The more intriguing question, he suggests, is why these comparisons resurface so powerfully. “One version of the Jamaican mythology is that of ‘out of many, one’, and a disproportionate desire to connect with the European part of their heritage,” he says.

In the popular imagination, Devonish says, “the Irish represent a prominent ‘non-standard’ identity from which one can hang the linguistic ‘peculiarities’ associated with being Jamaican, far more respectable than linking them with Africa”.

Strikingly, he adds, “it isn’t that the Irish have got excited but that it is Jamaicans who have got excited about the supposed similarity”. That excitement, amplified through social media, then becomes the focus of attention in Britain and Ireland.

Empire sits at the heart of this story. As the Guardian’s Cotton Capital explores, the transatlantic slave economy reshaped Britain and the Caribbean alike, entangling language, labour and identity across the Atlantic. Ireland was under British colonial rule until it became independent in 1922.

Jamaica was seized by England in 1655 and transformed into a plantation colony built on enslaved African labour. Barbados, colonised earlier in about 1627, became a staging ground for plantation capitalism, exporting settlers and systems to Jamaica.

Both Ireland and the English Caribbean were drawn into England’s colonial orbit, populated in part by migrants from south-west and western England. That shared demographic history may explain some of the overlap.

“Both Ireland and the English Caribbean were settled disproportionately by people of south-west and western England,” Devonish says, adding: “The similarities in vowels and intonation may be a result of that shared origin.”

Dr Taryn Hurley Hall, a PhD researcher examining language variation in Barbados, sees comparable patterns in discussions about Welsh and Bajan speech. “When it was settled in the 17th century, Barbados’ white population was largely from the south of England, but there were Irish and Welsh people too, so there’s definitely connection of some kind,” she says.

Welsh and Bajan accents, she notes, share similarities in the pronunciation of certain vowels, such as in “right” and “nice”, and in the shorter “a” sound in words such as “class” and “laugh”.

She points out that Jamaican and Irish English share some noticeable traits. “They both also pronounce the ‘th-’ in ‘three’ and ‘though’ in almost the same way as ‘tree’ and ‘dough’,” she says.

While she is cautious about overinterpreting rhythm, she notes that some varieties of Caribbean English – Trinidadian and Bajan English, for example – are frequently described as “sing-song”, potentially reflecting a wider pitch range than standard southern British English.
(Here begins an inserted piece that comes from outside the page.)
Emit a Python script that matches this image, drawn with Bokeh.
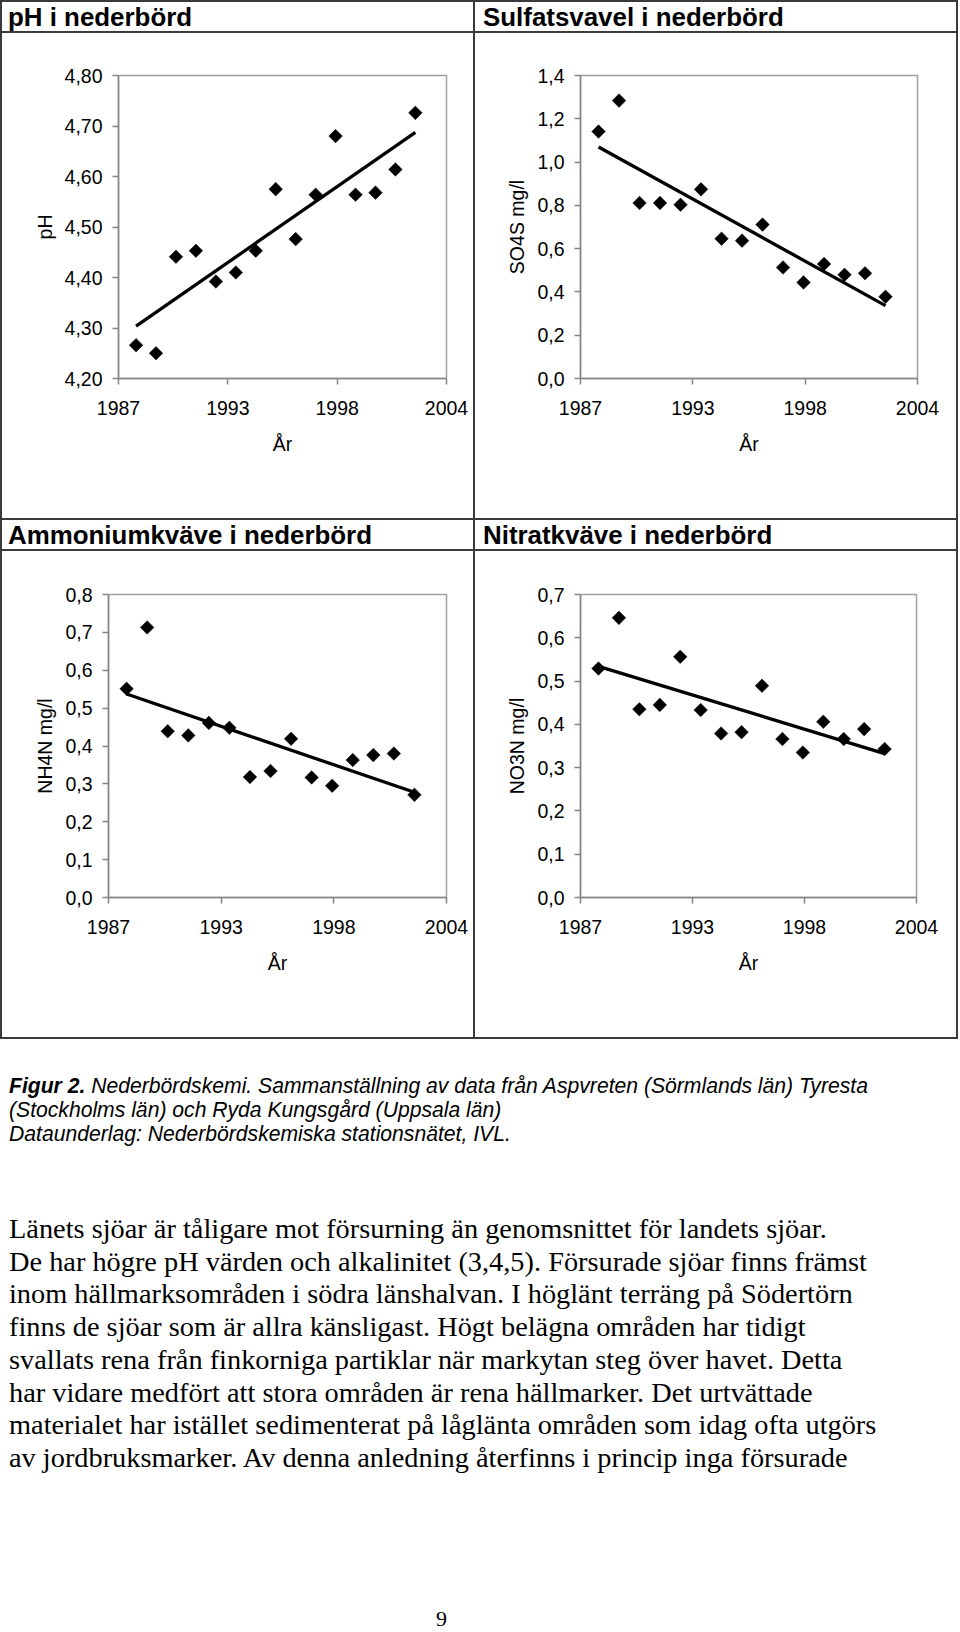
import math
import numpy as np
from bokeh.plotting import figure
from bokeh.models import Range1d, FixedTicker, CustomJSTickFormatter, Div, Spacer
from bokeh.layouts import column, row
from bokeh.embed import file_html
from bokeh.resources import INLINE

# ---------------- data ----------------
years = [1988, 1989, 1990, 1991, 1992, 1993, 1994, 1995, 1996, 1997, 1998, 1999, 2000, 2001, 2002]
ph_values = [4.266, 4.250, 4.441, 4.453, 4.392, 4.410, 4.453, 4.575, 4.476, 4.564, 4.680, 4.564, 4.568, 4.614, 4.726]
so4s_values = [1.141, 1.284, 0.811, 0.811, 0.803, 0.874, 0.646, 0.637, 0.711, 0.513, 0.444, 0.529, 0.479, 0.486, 0.378]
nh4n_values = [0.551, 0.713, 0.439, 0.428, 0.461, 0.448, 0.318, 0.334, 0.419, 0.317, 0.295, 0.363, 0.376, 0.380, 0.271]
no3n_values = [0.529, 0.646, 0.435, 0.445, 0.556, 0.433, 0.379, 0.382, 0.489, 0.366, 0.335, 0.406, 0.366, 0.389, 0.343]

chart_titles = ["pH i nederbörd", "Sulfatsvavel i nederbörd",
                "Ammoniumkväve i nederbörd", "Nitratkväve i nederbörd"]
y_axis_labels = ["pH", "SO4S mg/l", "NH4N mg/l", "NO3N mg/l"]
x_axis_label = "År"

x_range_ends = (1987.12, 2003.56)
x_tick_labels = ["1987", "1993", "1998", "2004"]

ph_range = (4.2, 4.8)
ph_ticks = [4.2, 4.3, 4.4, 4.5, 4.6, 4.7, 4.8]
ph_tick_labels = ["4,20", "4,30", "4,40", "4,50", "4,60", "4,70", "4,80"]

so4s_range = (0.0, 1.4)
so4s_ticks = [0.0, 0.2, 0.4, 0.6, 0.8, 1.0, 1.2, 1.4]
so4s_tick_labels = ["0,0", "0,2", "0,4", "0,6", "0,8", "1,0", "1,2", "1,4"]

nh4n_range = (0.0, 0.8)
nh4n_ticks = [0.0, 0.1, 0.2, 0.3, 0.4, 0.5, 0.6, 0.7, 0.8]
nh4n_tick_labels = ["0,0", "0,1", "0,2", "0,3", "0,4", "0,5", "0,6", "0,7", "0,8"]

no3n_range = (0.0, 0.7)
no3n_ticks = [0.0, 0.1, 0.2, 0.3, 0.4, 0.5, 0.6, 0.7]
no3n_tick_labels = ["0,0", "0,1", "0,2", "0,3", "0,4", "0,5", "0,6", "0,7"]

caption_bold = "Figur 2."
caption_lines = [
    " Nederbördskemi. Sammanställning av data från Aspvreten (Sörmlands län) Tyresta",
    "(Stockholms län) och Ryda Kungsgård (Uppsala län)",
    "Dataunderlag: Nederbördskemiska stationsnätet, IVL.",
]
body_lines = [
    "Länets sjöar är tåligare mot försurning än genomsnittet för landets sjöar.",
    "De har högre pH värden och alkalinitet (3,4,5). Försurade sjöar finns främst",
    "inom hällmarksområden i södra länshalvan. I höglänt terräng på Södertörn",
    "finns de sjöar som är allra känsligast. Högt belägna områden har tidigt",
    "svallats rena från finkorniga partiklar när markytan steg över havet. Detta",
    "har vidare medfört att stora områden är rena hällmarker. Det urtvättade",
    "materialet har istället sedimenterat på låglänta områden som idag ofta utgörs",
    "av jordbruksmarker. Av denna anledning återfinns i princip inga försurade",
]
page_number = "9"

# ---------------- geometry / style ----------------
S = 1.0
X0, Y0 = 0.7, 0.0


def LX(v):
    return int(round((v - X0) * S))


def LY(v):
    return int(round((v - Y0) * S))


LINE_COLOR = "#3a3a3a"
AXIS_COLOR = "#858585"
OUTLINE_COLOR = "#a0a0a0"
SANS = "Liberation Sans"
SERIF = "Liberation Serif"
TICK_FS = f"{19.5 * S:.2f}px"

XB = [0.7, 2.7, 474.0, 476.0, 956.3, 958.3]
YB = [0.0, 2.0, 31.0, 33.0, 518.3, 520.3, 549.3, 551.3, 1037.3, 1039.3]
TOTAL_W = LX(XB[-1]) - LX(XB[0])

col_w = [LX(XB[i + 1]) - LX(XB[i]) for i in range(len(XB) - 1)]
row_h = [LY(YB[i + 1]) - LY(YB[i]) for i in range(len(YB) - 1)]


def line_div(w, h):
    return Div(text=f'<div style="width:{w}px;height:{h}px;background:{LINE_COLOR};"></div>',
               width=w, height=h, margin=0,
               styles={"background-color": LINE_COLOR, "overflow": "hidden"})


def title_div(text, w, h, pad):
    html = (f'<div style="font-family:\'{SANS}\',Arial,sans-serif;font-weight:bold;'
            f'font-size:{25.9 * S:.2f}px;line-height:{h}px;padding-left:{pad}px;position:relative;top:1px;'
            f'white-space:nowrap;color:#000;">{text}</div>')
    return Div(text=html, width=w, height=h, margin=0, styles={"overflow": "hidden"})


def label_formatter(tick_values, tick_texts):
    return CustomJSTickFormatter(args=dict(tvals=list(tick_values), ttexts=list(tick_texts)), code="""
        let best = '';
        let bd = Infinity;
        for (let i = 0; i < tvals.length; i++) {
            const d = Math.abs(tvals[i] - tick);
            if (d < bd) { bd = d; best = ttexts[i]; }
        }
        return bd < 1e-6 * Math.max(1, Math.abs(tick)) ? best : '';
    """)


x_ticks = [float(v) for v in np.linspace(x_range_ends[0], x_range_ends[1], len(x_tick_labels))]


def make_chart(cell, frame, values, yrange, yticks, ylabels, ylabel):
    cx0, cx1, cy0, cy1 = cell
    fl, fr, ft, fb = frame
    w = LX(cx1) - LX(cx0)
    h = LY(cy1) - LY(cy0)
    p = figure(width=w, height=h, output_backend="svg", toolbar_location=None,
               x_range=Range1d(*x_range_ends), y_range=Range1d(*yrange),
               min_border_left=LX(fl) - LX(cx0), min_border_right=LX(cx1) - LX(fr),
               min_border_top=LY(ft) - LY(cy0), min_border_bottom=LY(cy1) - LY(fb),
               background_fill_color="white", border_fill_color="white",
               outline_line_color=OUTLINE_COLOR, outline_line_width=1.5, margin=0)
    p.xgrid.visible = False
    p.ygrid.visible = False

    for ax in (p.xaxis[0], p.yaxis[0]):
        ax.axis_line_color = AXIS_COLOR
        ax.axis_line_width = 1.5
        ax.major_tick_line_color = AXIS_COLOR
        ax.major_tick_line_width = 1.5
        ax.major_tick_out = 6
        ax.major_tick_in = 0
        ax.minor_tick_line_color = None
        ax.major_label_text_font = SANS
        ax.major_label_text_font_size = TICK_FS
        ax.major_label_text_color = "black"
        ax.axis_label_text_font = SANS
        ax.axis_label_text_font_size = TICK_FS
        ax.axis_label_text_font_style = "normal"
        ax.axis_label_text_color = "black"

    xa = p.xaxis[0]
    xa.ticker = FixedTicker(ticks=x_ticks, minor_ticks=[])
    xa.formatter = label_formatter(x_ticks, x_tick_labels)
    xa.major_label_standoff = 16
    xa.axis_label = x_axis_label
    xa.axis_label_standoff = 15

    ya = p.yaxis[0]
    ya.ticker = FixedTicker(ticks=yticks, minor_ticks=[])
    ya.formatter = label_formatter(yticks, ylabels)
    ya.major_label_standoff = 10
    ya.axis_label = ylabel
    ya.axis_label_standoff = 6

    slope, intercept = np.polyfit(years, values, 1)
    xs = [years[0], years[-1]]
    p.line(xs, [slope * x + intercept for x in xs], line_color="black", line_width=3.3)
    p.scatter(years, values, marker="square", angle=math.pi / 4, size=9.6 * S,
              fill_color="black", line_color="black", line_width=0.5)
    return p


cells = [
    ((XB[1], XB[2], YB[3], YB[4]), (119.0, 446.7, 75.3, 380.0)),
    ((XB[3], XB[4], YB[3], YB[4]), (581.0, 917.3, 75.0, 377.7)),
    ((XB[1], XB[2], YB[7], YB[8]), (108.3, 446.7, 594.0, 899.0)),
    ((XB[3], XB[4], YB[7], YB[8]), (581.0, 916.7, 593.3, 896.7)),
]
series = [
    (ph_values, ph_range, ph_ticks, ph_tick_labels),
    (so4s_values, so4s_range, so4s_ticks, so4s_tick_labels),
    (nh4n_values, nh4n_range, nh4n_ticks, nh4n_tick_labels),
    (no3n_values, no3n_range, no3n_ticks, no3n_tick_labels),
]
charts = []
for i in range(4):
    vals, yr, yt, yl = series[i]
    cell, frame = cells[i]
    charts.append(make_chart(cell, frame, vals, yr, yt, yl, y_axis_labels[i]))


def table_row(h, left_item, right_item):
    return row(line_div(col_w[0], h), left_item, line_div(col_w[2], h), right_item,
               line_div(col_w[4], h), spacing=0, margin=0)


children = [
    line_div(TOTAL_W, row_h[0]),
    table_row(row_h[1], title_div(chart_titles[0], col_w[1], row_h[1], 6),
              title_div(chart_titles[1], col_w[3], row_h[1], 8)),
    line_div(TOTAL_W, row_h[2]),
    table_row(row_h[3], charts[0], charts[1]),
    line_div(TOTAL_W, row_h[4]),
    table_row(row_h[5], title_div(chart_titles[2], col_w[1], row_h[5], 6),
              title_div(chart_titles[3], col_w[3], row_h[5], 8)),
    line_div(TOTAL_W, row_h[6]),
    table_row(row_h[7], charts[2], charts[3]),
    line_div(TOTAL_W, row_h[8]),
]

# text blocks below the table (reference px)
cap_fs, cap_lh = 21.15, 24.0
cap_top = 1093.0 - ((cap_lh - 1.117 * cap_fs) / 2 + 0.905 * cap_fs)
cap_bot = cap_top + cap_lh * len(caption_lines)
body_fs, body_lh = 28.35, 32.7
body_top = 1239.0 - ((body_lh - 1.107 * body_fs) / 2 + 0.891 * body_fs)
body_bot = body_top + body_lh * len(body_lines)
pg_fs, pg_lh = 22.0, 26.0
pg_top = 1626.0 - ((pg_lh - 1.107 * pg_fs) / 2 + 0.891 * pg_fs)
pg_bot = pg_top + pg_lh

cap_html = (f'<div style="font-family:\'{SANS}\',Arial,sans-serif;font-style:italic;'
            f'font-size:{cap_fs * S:.2f}px;line-height:{cap_lh * S:.2f}px;white-space:nowrap;'
            f'padding-left:{LX(9.8)}px;color:#000;">'
            f'<b>{caption_bold}</b>{caption_lines[0]}<br>' + '<br>'.join(caption_lines[1:]) + '</div>')
body_html = (f'<div style="font-family:\'{SERIF}\',\'Times New Roman\',serif;'
             f'font-size:{body_fs * S:.2f}px;line-height:{body_lh * S:.2f}px;white-space:nowrap;'
             f'padding-left:{LX(9.5)}px;color:#000;">' + '<br>'.join(body_lines) + '</div>')
pg_html = (f'<div style="font-family:\'{SERIF}\',\'Times New Roman\',serif;'
           f'font-size:{pg_fs * S:.2f}px;line-height:{pg_lh * S:.2f}px;white-space:nowrap;'
           f'padding-left:{LX(437.0)}px;color:#000;">{page_number}</div>')

children += [
    Spacer(width=TOTAL_W, height=LY(cap_top) - LY(YB[-1]), margin=0),
    Div(text=cap_html, width=TOTAL_W, height=LY(cap_bot) - LY(cap_top), margin=0),
    Spacer(width=TOTAL_W, height=LY(body_top) - LY(cap_bot), margin=0),
    Div(text=body_html, width=TOTAL_W, height=LY(body_bot) - LY(body_top), margin=0),
    Spacer(width=TOTAL_W, height=LY(pg_top) - LY(body_bot), margin=0),
    Div(text=pg_html, width=TOTAL_W, height=LY(pg_bot) - LY(pg_top), margin=0),
]

page = column(*children, spacing=0, margin=0)

open("out.html", "w").write(file_html(page, INLINE, title="Nederbördskemi"))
These point to a more complex imperial entanglement, in which regional English crossed the Atlantic alongside systems of indenture, deportation and enslavement. Jamaican speech emerged from that crucible, shaped most profoundly by the linguistic creativity of enslaved Africans and their descendants.

The fascination with Gould’s speech may therefore reveal less about hidden Celtic roots and more about how colonial histories continue to echo in sound – and how European strands of heritage can sometimes be privileged over African ones in popular imagination.

Accents carry power, myth and memory. In the social media age, so too does the urge to interpret them.